Frequently Asked Questions

How do I convert a Unix timestamp to a date in MySQL?

Use FROM_UNIXTIME(timestamp) — it returns a DATETIME in the session's current timezone. To force UTC, run SET time_zone = "+00:00" at the start of your session, or wrap with CONVERT_TZ.

How do I get the current Unix timestamp in MySQL?

SELECT UNIX_TIMESTAMP() returns the current time as a Unix timestamp integer in seconds. SELECT NOW() returns it as a formatted DATETIME. Both reflect the session's current time.
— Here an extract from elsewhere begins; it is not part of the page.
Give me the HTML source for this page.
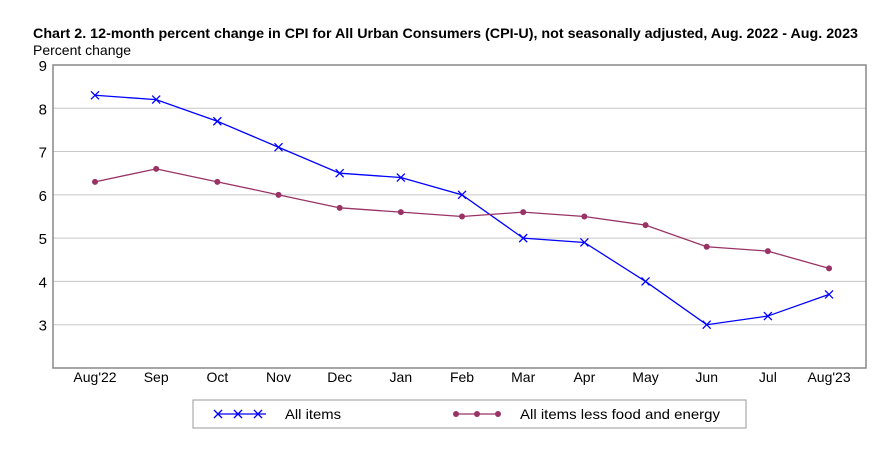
<!DOCTYPE html>
<html><head><meta charset="utf-8"><style>
body{margin:0;background:#fff;font-family:"Liberation Sans",Arial,sans-serif}
</style></head><body>
<svg width="882" height="457" xmlns="http://www.w3.org/2000/svg">
<text x="33" y="38" font-size="14" font-weight="bold" fill="#000" textLength="825" lengthAdjust="spacingAndGlyphs">Chart 2. 12-month percent change in CPI for All Urban Consumers (CPI-U), not seasonally adjusted, Aug. 2022 - Aug. 2023</text>
<text x="33" y="55" font-size="14" fill="#000">Percent change</text>
<g id="grid"></g>
<rect x="53" y="65" width="813" height="303" fill="none" stroke="#888" stroke-width="1.5"/>
<g id="marks"></g>
<rect x="193" y="400" width="553" height="28" fill="#fff" stroke="#999"/>
<g>
<line x1="218" y1="414" x2="266" y2="414" stroke="#0000ff" stroke-width="1.3"/>
<path d="M218,410l8,8M226,410l-8,8M238,410l8,8M246,410l-8,8M258,410l8,8M266,410l-8,8" stroke="#0000ff" stroke-width="1.3" transform="translate(-4,0)"/>
<text x="285" y="419" font-size="14" textLength="56" lengthAdjust="spacingAndGlyphs">All items</text>
</g>
<g>
<line x1="456" y1="414" x2="498" y2="414" stroke="#993366" stroke-width="1.3"/>
<circle cx="456" cy="414" r="3" fill="#993366"/><circle cx="477" cy="414" r="3" fill="#993366"/><circle cx="498" cy="414" r="3" fill="#993366"/>
<text x="520" y="419" font-size="14" textLength="200" lengthAdjust="spacingAndGlyphs">All items less food and energy</text>
</g>
</svg>
<script>
const categories=["Aug'22","Sep","Oct","Nov","Dec","Jan","Feb","Mar","Apr","May","Jun","Jul","Aug'23"];
const allItems=[8.3,8.2,7.7,7.1,6.5,6.4,6.0,5.0,4.9,4.0,3.0,3.2,3.7];
const core=[6.3,6.6,6.3,6.0,5.7,5.6,5.5,5.6,5.5,5.3,4.8,4.7,4.3];
const yTicks=[3,4,5,6,7,8,9];
const NS="http://www.w3.org/2000/svg";
const x=i=>95+i*61.17;
const y=v=>368-(v-2)*43.29;
function mk(t,a,p){const e=document.createElementNS(NS,t);for(const k in a)e.setAttribute(k,a[k]);p.appendChild(e);return e;}
const grid=document.getElementById('grid'),marks=document.getElementById('marks');
yTicks.forEach(v=>{
 if(v<9){const l=mk('line',{x1:53,x2:866,y1:y(v),y2:y(v),stroke:'#c8c8c8'},grid);
 
 }
 const t=mk('text',{x:47,y:y(v)+6,'font-size':15,'text-anchor':'end'},grid);t.textContent=v;
 
 
});
categories.forEach((c,i)=>{
 const t=mk('text',{x:x(i),y:382,'font-size':14,'text-anchor':'middle'},grid);t.textContent=c;
 
 
});
const p1=mk('polyline',{points:allItems.map((v,i)=>x(i)+','+y(v)).join(' '),fill:'none',stroke:'#0000ff','stroke-width':1.3},marks);


const p2=mk('polyline',{points:core.map((v,i)=>x(i)+','+y(v)).join(' '),fill:'none',stroke:'#993366','stroke-width':1.3},marks);


allItems.forEach((v,i)=>{
 const cx=x(i),cy=y(v);
 const m=mk('path',{d:`M${cx-4},${cy-4}l8,8M${cx+4},${cy-4}l-8,8`,stroke:'#0000ff','stroke-width':1.3},marks);
 
 
});
core.forEach((v,i)=>{
 const c=mk('circle',{cx:x(i),cy:y(v),r:3,fill:'#993366'},marks);
 
 
});
</script>
</body></html>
Why does FROM_UNIXTIME show the wrong time in MySQL?

It returns the result in your session timezone, not UTC. Two connections from different time zones will see different output for the same query. Set time_zone explicitly with SET time_zone = "+00:00" or use CONVERT_TZ to normalize.

What is the difference between TIMESTAMP and DATETIME in MySQL?

TIMESTAMP stores 4 bytes, converts to UTC for storage, and is limited to dates between 1970 and 2038 (Y2K38 problem). DATETIME stores 8 bytes, has no automatic timezone conversion, and supports dates up to year 9999. For new applications, DATETIME with explicit UTC convention is usually safer.

How do I handle millisecond timestamps in MySQL?

MySQL FROM_UNIXTIME expects seconds. For a millisecond timestamp, divide by 1000 first: FROM_UNIXTIME(ts_ms / 1000). MySQL 5.6+ supports fractional seconds in DATETIME and TIMESTAMP columns up to 6 decimal places (microseconds).

Will MySQL TIMESTAMP columns break in 2038?

Yes. The TIMESTAMP type is a signed 32-bit integer of seconds since the Unix epoch and overflows on January 19, 2038 at 03:14:07 UTC. DATETIME is not affected. Migrate any TIMESTAMP columns that might store future dates to DATETIME well before 2038.